Arc-en-ciel sur fond noir

Photo: Charles-Olivier Michaud, Montage : Marin Blanc

Montréal, au mitan d’août, un dimanche soir. Je termine mon shift de bergère. Paisibles et duveteux, les moutons ruminent dans la bergerie. J’enfourche mon vélo, quitte le repaire de Biquette. Je traverse le grand parc Maisonneuve, ses sentiers sinueux où je fais du ski de fond l’hiver, et me dirige vers le sud et la rue Sherbrooke. Moutons et Metallica : c’est une journée comme ça.

Je me demande à quoi James, Kirk, Lars et Robert ont occupé leur fin de semaine. Je les imagine dévorant un petit sandwich au baloney chez Wilensky dans le Mile End, aller se balader incognito dans les ruelles de Rosemont, ou passer l’après-midi étendus sur une couverture près du lac aux Castors en se remémorant l’émeute après le spectacle du 8 août 1992 en doublé avec Guns N’ Roses. Ils étaient eux aussi de passage à Montréal la même semaine. Peut-être que les membres des deux groupes sont allés se détendre au spa Bota Bota, faire du karting dans Hochelag’ ou une partie de paintball ? Je payerais pour le savoir.

Je suis convaincue que James Hetfield aurait apprécié le contact des moutons. Ça lui aurait fait du bien de venir passer un moment à la bergerie, d’enfouir la main dans la laine de Malo, de grignoter une poignée de haricots verts frais cueillis, de méditer un instant sous le grand saule, avant d’aller faire son test de son au Stade.

Je gare mon vélo sur Rachel en haut de la côte. Près de l’esplanade, l’ambiance est à la fête, aux paillettes, aux boucles et aux rythmes.
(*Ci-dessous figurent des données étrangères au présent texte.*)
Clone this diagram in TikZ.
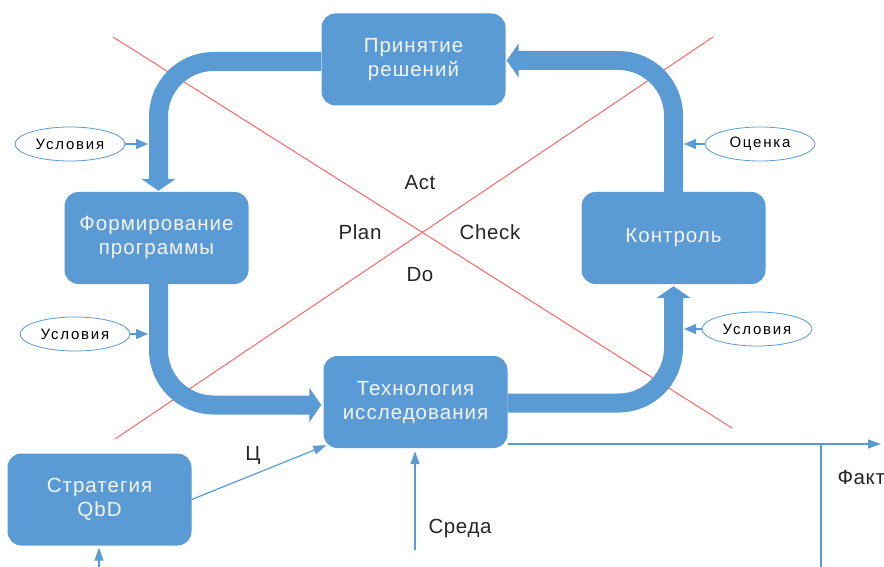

Le défilé de la Fierté vient de se terminer et des policiers ben chill guident le flot bigarré de passants. Souvenirs de la Love Parade à Berlin, au tournant du millénaire, quand la techno et la house battaient la mesure.

Le mât du Stade a revêtu pour la soirée les couleurs de l’arc-en-ciel. Sur Pie-IX, deux mondes se croisent : celui, coloré, des festivités de la Fierté dont c’est le spectacle de clôture, et l’autre, noir étincelant, des fans de Metallica. Dans la côte qui mène à l’entrée du Stade, ces deux univers cohabitent harmonieusement et slaloment entre les cônes orange.

Une pluie fine se met à tomber, pas longtemps, juste assez pour nous rafraîchir.

Dans le ciel, de gros nuages sombres côtoient les strates roses et dorées d’un coucher de soleil spectaculaire. Et soudain, ce qui devait arriver arrive : un arc-en-ciel se déploie comme pour couronner le moment. « Oh my god, the sky is gay ! » déclare un festivalier.

Je pourrais vous parler du spectacle de Metallica, de la scénographie en anneau et des projections, vous dire que le son était beaucoup moins mauvais que ce que certains ont prétendu, vous parler de la dégaine sympathique et du charisme de Hetfield, vous confier que je ne suis pas une vraie fan de Metallica, juste de l’album noir avec un serpent. D’ailleurs j’aurais pris plus de tounes de ce Black Album paru le 13 août 1991, c’est-à-dire 32 ans pile poil auparavant. Et parlant de poils, j’ai pu constater ce soir-là que les métalleux de mon adolescence sont devenus aujourd’hui des papas qui ont transmis l’amour du métal à leur progéniture… C’était étonnamment très familial comme soirée. Mais le véritable spectacle se passait dans la rue et dans le ciel. Arc-en-ciel sur fond noir, week-end de fiertallica !

En regagnant mon douillet cocon de Rosemont vers minuit, j’ai repensé à l’ado que j’ai été, qui rêvait de venir vivre à Montréal. Le lendemain de l’émeute après le spectacle raté du 8 août 1992 de Metallica et de Guns N’ Roses, j’étais en voyage sur la Côte-Nord avec ma famille. J’avais acheté le journal dans un dépanneur de Tadoussac pour tout savoir de ce que j’avais manqué.

Quelques années plus tard, les films de Charles Binamé — Eldorado en particulier — et Un 32 août sur terre de Denis Villeneuve m’ont donné l’élan et l’envie de quitter ma banlieue pour venir m’établir en ville. C’est pour des soirs comme celui-là, somewhere over the rainbow sous la pluie noire métallique, que j’aime cette ville de toutes les rencontres improbables et ses dimanches soir qui ressemblent parfois à des vendredis.